Russian, Chinese defense ministers tout close bilateral ties during meeting –

Russian Defense Minister Sergei Shoigu (L) shakes hands with Minister of National Defense of the People’s Republic of China Dong Jun on the sidelines of the Shanghai Cooperation Organization Defense Ministers’ meeting in Astana, Kazakhstan, on Friday. Photo by Russian Defense Ministry Press Service/EPA-EFE

April 27 (UPI) — The defense ministers of Russia and China have emphasized the close bilateral ties between the two nations even as the United States voices displeasure over China’s stance on the Ukraine war.

China’s Dong Jun met with Russia’s Sergey Shoigu in Astana, Kazakhstan, on Friday during a meeting of Shanghai Cooperation Organization member nations, and both leaders made statements affirming their cooperation.

“We are determined to implement all agreements reached at the highest level,” the Russian defense chief said, according to an official statement.

The two sides, he said, generally agreed “on the fundamental issues of the current world order and pressing international problems.”

Russia and China “are consistently working to build comprehensive partnership and strategic cooperation” in a world where “new hotbeds of tension are emerging and things are getting worse in the existing ones. In fact, this is the result of the West’s geopolitical escapades and selfish neocolonial activities,” Shoigu said.

Meanwhile, China’s Dong said it is “particularly important that the relations between our armed forces maintain a high dynamic and respond to the trends of the times,” the Russian state news agency TASS reported.

The relationship between the two countries “is important for strategic stability on the planet,” Dong said.

The declaration of close ties between China and Russia came as U.S. Secretary of State Antony Blinken met with Chinese President President Xi Jinping, Foreign Minister Wang Yi and other top leaders of the Chinese Communist Party for “in-depth, substantive, and constructive discussions” on global issues.

The main thrust of the meeting was an attempt to find agreement on a broad range of topics and to “stabilize” the relationships between the two Pacific superpowers. but the issue of China’s military relationship with Russia continued to be a sore point.

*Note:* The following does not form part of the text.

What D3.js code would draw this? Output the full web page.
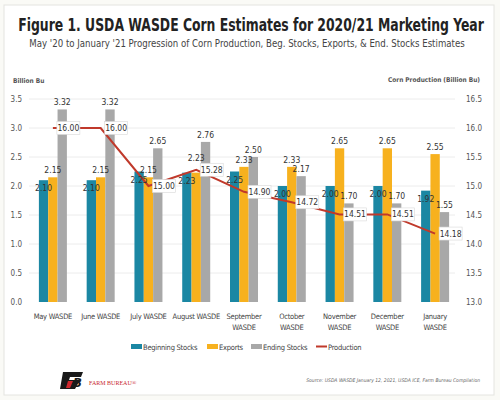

During the meeting, the State Department said Blinken “raised serious concerns with [Chinese] support to Russia’s defense industrial base that is enabling Russia to prosecute its war against Ukraine and undermining European and transatlantic security.”

“In my discussions today, I reiterated our serious concern about the PRC providing components that are powering Russia’s brutal war of aggression against Ukraine,” Blinken told reporters in Beijing.

China, he said, is the top supplier of machine tools and microelectronics critical to Moscow’s weapons production as it ramps up a defense industrial base that is “churning out rockets, drones, tanks, and other weapons” used by Russian President Vladimir Putin “to invade a sovereign country, to demolish its power grid and other civilian infrastructure, to kill innocent children, women, and men.

“Russia would struggle to sustain its assault on Ukraine without China’s support,” the U.S. diplomat said.